Ken, who founded the Kauaian Institute and authors the SusHi sustainability in Hawaii blog is certainly well qualified for the KIUC board and akamai about ways to wean us from imported oil.
The “energy adjustment” charge — which allows KIUC to pass on the rising cost of oil — was actually higher than the kilowatt hour charge — the actual amount of electricity I used — on my last bill. It’s pretty nuts for a single person with a small hot water heater, no washer, dryer or TV and conservative electrical use to pay $140 per month. Especially when a friend staying with a friend near San Francisco reported he was grumbling whenever she left a light on because his monthly electric bill was a whopping $35.
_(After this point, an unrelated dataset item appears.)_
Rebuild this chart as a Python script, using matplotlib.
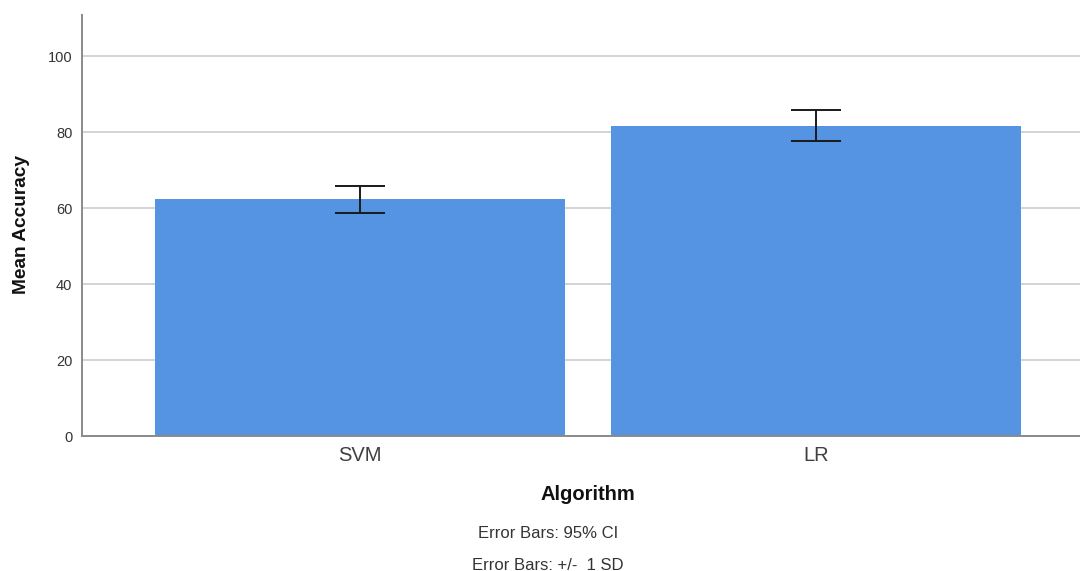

Yes, I know the oil has to be transported over thousands of miles and we don’t have the same economy of scale as big American utilities, but come on! Maybe they could start cutting expenses by eliminating their “Currents” magazine, which costs them tens of thousands of dollars to produce and mail. It's an awful lotta hype for a little utility.
Finally, got a nice email from Jonathan Scheuer of OHA who told me he didn’t think there were any federal agents at the "ceded lands" meeting held on Kauai Wednesday night. Two people in the crowd told me there were, but since I didn’t verify it myself, I shouldn’t have printed it.
Still, it didn’t seem necessary to have state DOCARE officers there. I’m not sure whose call it was, but in my opinion, it was the wrong one, because it set a negative tone of fear and mistrust. And that's not a message you want to send to people who are supposed to be your beneficiaries.